Leave out the pictures and return every entry exactly as it appears.

Figure scripts
::::::::

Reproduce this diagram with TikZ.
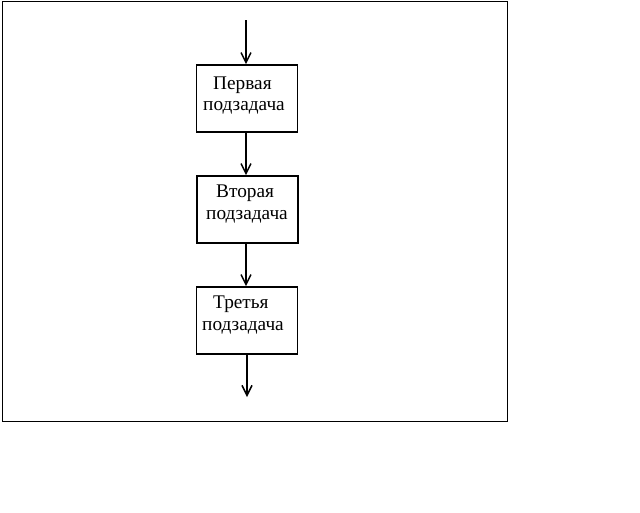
\documentclass[tikz,border=0pt]{standalone}
\usepackage{fontspec}
\setmainfont{Liberation Serif}
\usetikzlibrary{arrows.meta}
\begin{document}
\begin{tikzpicture}[x=1pt,y=-1pt,
  box/.style={draw,line width=1.6pt,minimum width=101pt,minimum height=67pt,inner sep=0pt},
  lbl/.style={anchor=base west,inner sep=0pt,font=\fontsize{19.3}{22}\selectfont},
  arr/.style={line width=1.5pt,-{Straight Barb[length=10pt,width=10pt,line width=1.5pt]}}]
\useasboundingbox (0,0) rectangle (640,512);
\draw[line width=1pt] (2,1) rectangle (507,421);
\node[box] (b1) at (247,98.5) {};
\node[box] (b2) at (247.5,209.5) {};
\node[box] (b3) at (247,320.5) {};
\node[lbl] (t1a) at (213,89) {Первая};
\node[lbl] (t1b) at (203,110) {подзадача};
\node[lbl] (t2a) at (216,197) {Вторая};
\node[lbl] (t2b) at (206,219) {подзадача};
\node[lbl] (t3a) at (213,308) {Третья};
\node[lbl] (t3b) at (202,330) {подзадача};
\coordinate (in) at (246,20);
\coordinate (out) at (247,397);
\draw[arr] (in) -- (b1.north -| in);
\draw[arr] (b1.south -| in) -- (b2.north -| in);
\draw[arr] (b2.south -| in) -- (b3.north -| in);
\draw[arr] (b3.south -| out) -- (out);
\end{tikzpicture}
\end{document}
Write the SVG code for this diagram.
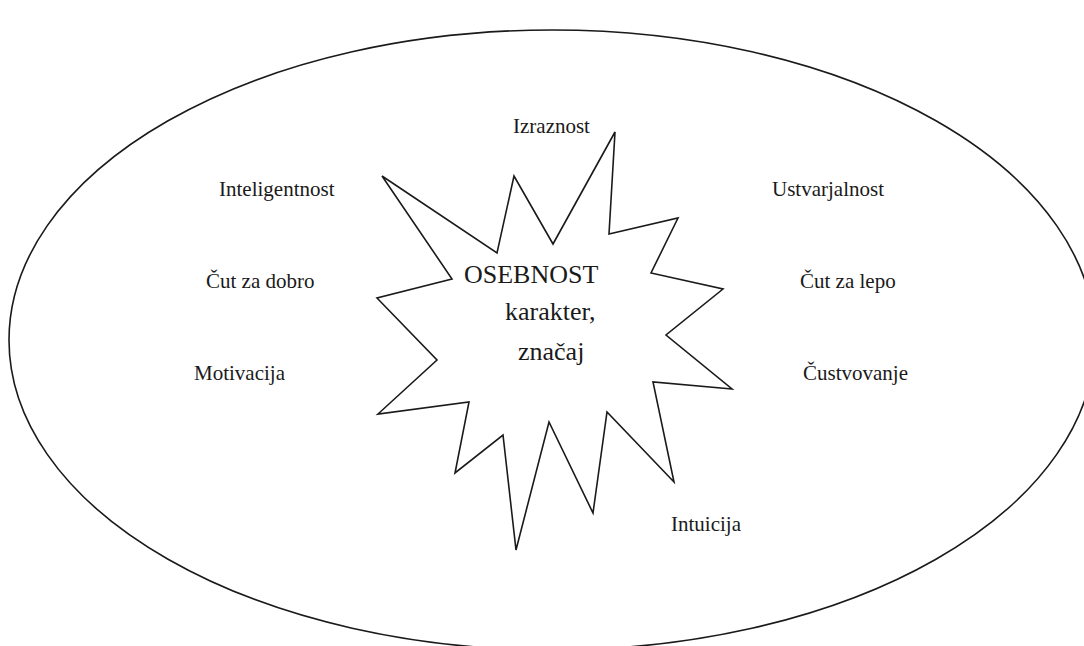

::::::::

Answer for this exercise
Reproduce this diagram with TikZ.
\documentclass[tikz,border=0pt]{standalone}
\usepackage{fontspec}
\setmainfont{Liberation Serif}
\usetikzlibrary{arrows.meta}
\begin{document}
\begin{tikzpicture}[x=1pt,y=-1pt,
  box/.style={draw,line width=1.6pt,minimum width=101pt,minimum height=67pt,inner sep=0pt},
  lbl/.style={anchor=base west,inner sep=0pt,font=\fontsize{19.3}{22}\selectfont},
  arr/.style={line width=1.5pt,-{Straight Barb[length=10pt,width=10pt,line width=1.5pt]}}]
\useasboundingbox (0,0) rectangle (640,512);
\draw[line width=1pt] (2,1) rectangle (507,421);
\node[box] (b1) at (247,98.5) {};
\node[box] (b2) at (247.5,209.5) {};
\node[box] (b3) at (247,320.5) {};
\node[lbl] (t1a) at (213,89) {Первая};
\node[lbl] (t1b) at (203,110) {подзадача};
\node[lbl] (t2a) at (216,197) {Вторая};
\node[lbl] (t2b) at (206,219) {подзадача};
\node[lbl] (t3a) at (213,308) {Третья};
\node[lbl] (t3b) at (202,330) {подзадача};
\coordinate (in) at (246,20);
\coordinate (out) at (247,397);
\draw[arr] (in) -- (b1.north -| in);
\draw[arr] (b1.south -| in) -- (b2.north -| in);
\draw[arr] (b2.south -| in) -- (b3.north -| in);
\draw[arr] (b3.south -| out) -- (out);
\end{tikzpicture}
\end{document}
Write the SVG code for this diagram.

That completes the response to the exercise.